After the impurities are removed at the time of degumming, neutralization and bleaching processes, some of the oils still contain compounds and waves that cause haziness and opaqueness that tend to precipitate at low temperatures. However, this appearance reduces attractiveness of the oil.

In the course of winterization, oil is cooled slowly and agitated very gently to very low temperatures. Meanwhile crystals are formed. Winterization is completed with the filtration of the crystals. Avo Plus has developed a special procedure to winterize its oil, called Hydro Press. Hydro Pressing the oil provides it with superior quality than traditional winterization procedures.

11.) Deodorization

Deodorization removes reacted compounds which are decayed by-products in the form of peroxidized fats. The process uses high vacuum temperature, and live steam to remove strong flavors and odors from the oil. Deodorization is the last major processing step in refining of edible oils. It is responsible for the removal of compounds that cause undesirable odour, flavour and colour. Impurities that are separated during deodorization are classified into three groups:

  1. Saponificable compounds: free fatty acids, partial glycerides, esters, gummy constituents.
  2. Unsaponificable compounds: parafinic hydrocarbons, olefinic and polyolefinic materials, sterols, triterpenic alcohols,
  3. Oxidative reaction products, aldehides, ketones, peroxides.

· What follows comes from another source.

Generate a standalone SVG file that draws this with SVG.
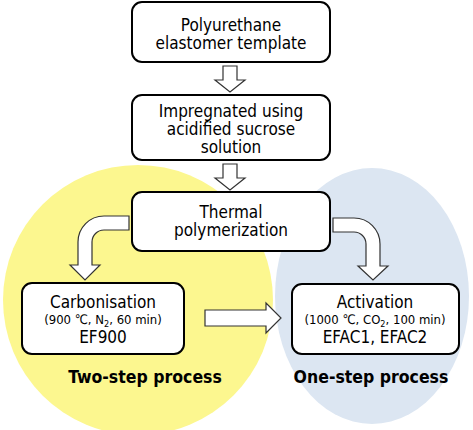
<svg xmlns="http://www.w3.org/2000/svg" width="473" height="430" viewBox="0 0 473 430">
<style>
.box{fill:#fff;stroke:#000;stroke-width:2}
.arr{fill:#fff;stroke:#333;stroke-width:1.2;stroke-linejoin:miter}
text{font-family:"DejaVu Sans Condensed","DejaVu Sans",sans-serif;font-stretch:condensed;text-anchor:middle;fill:#000}
.t{font-size:17px}
.s{font-size:13px}
.b{font-size:17.5px;font-weight:bold}
</style>
<rect width="473" height="430" fill="#fff"/>
<g id="regions">
<circle id="two-step-region" cx="138" cy="300" r="135" fill="#FCF78F"/>
<ellipse id="one-step-region" cx="372" cy="296" rx="97" ry="128" fill="#DCE6F2"/>
</g>
<g id="connectors">
<path class="arr" d="M223,66 H237 V80 H245 L230,92 L215,80 H223 Z"/>
<path class="arr" d="M223,164 H237 V178 H245 L230,190 L215,178 H223 Z"/>
<path class="arr" d="M129,216 H104 A26,26 0 0 0 78,242 V265 H70 L85,280 L100,265 H92 V242 A12,12 0 0 1 104,230 H129 Z"/>
<path class="arr" d="M333,218 H354 A26,26 0 0 1 380,244 V266 H388 L373,280 L358,266 H366 V244 A12,12 0 0 0 354,232 H333 Z"/>
<path class="arr" d="M205,310 H266 V303 L281,318 L266,333 V326 H205 Z"/>
</g>
<g id="n1">
<rect class="box" x="132" y="2" width="198" height="60" rx="10"/>
<text class="t" x="231" y="31">Polyurethane</text>
<text class="t" x="231" y="49">elastomer template</text>
</g>
<g id="n2">
<rect class="box" x="132" y="95" width="198" height="65" rx="10"/>
<text class="t" x="231" y="117">Impregnated using</text>
<text class="t" x="231" y="135">acidified sucrose</text>
<text class="t" x="231" y="153">solution</text>
</g>
<g id="n3">
<rect class="box" x="132" y="192" width="198" height="59" rx="10"/>
<text class="t" x="231" y="218">Thermal</text>
<text class="t" x="231" y="236">polymerization</text>
</g>
<g id="n4">
<rect class="box" x="22" y="283" width="162" height="71" rx="10"/>
<text class="t" x="103" y="308">Carbonisation</text>
<text class="s" x="103" y="324">(900 ℃, N<tspan font-size="9" dy="3">2</tspan><tspan dy="-3">, 60 min)</tspan></text>
<text class="t" x="103" y="343">EF900</text>
</g>
<g id="n5">
<rect class="box" x="292" y="284" width="167" height="70" rx="10"/>
<text class="t" x="375" y="308">Activation</text>
<text class="s" x="375" y="324">(1000 ℃, CO<tspan font-size="9" dy="3">2</tspan><tspan dy="-3">, 100 min)</tspan></text>
<text class="t" x="375" y="343">EFAC1, EFAC2</text>
</g>
<g id="labels">
<text class="b" x="145" y="383">Two-step process</text>
<text class="b" x="371" y="383">One-step process</text>
</g>
</svg>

Odoriferous and flavouring impurities present in the oil are bound to the fatty acid chain of triglycerids via weak Vander Waals Forces. Mentioned substances have low vapour pressures at high temperatures. Consequently with the aim of an operating pressure at which these compounds can be distilled readily with respect to their vapour pressure, deodorization is performed at high temperatures and low pressures. The maximum temperature that can be used, however, is limited due to its detrimental effects on oil stability. Additionally, vapor directly injected to oil sweep these compounds and make separation easier. Nevertheless, deodorization is also performed under vacuum to increase steam usage yield, protect hot oil from oxidation and prevent formation of free fatty acids via hydrolysis.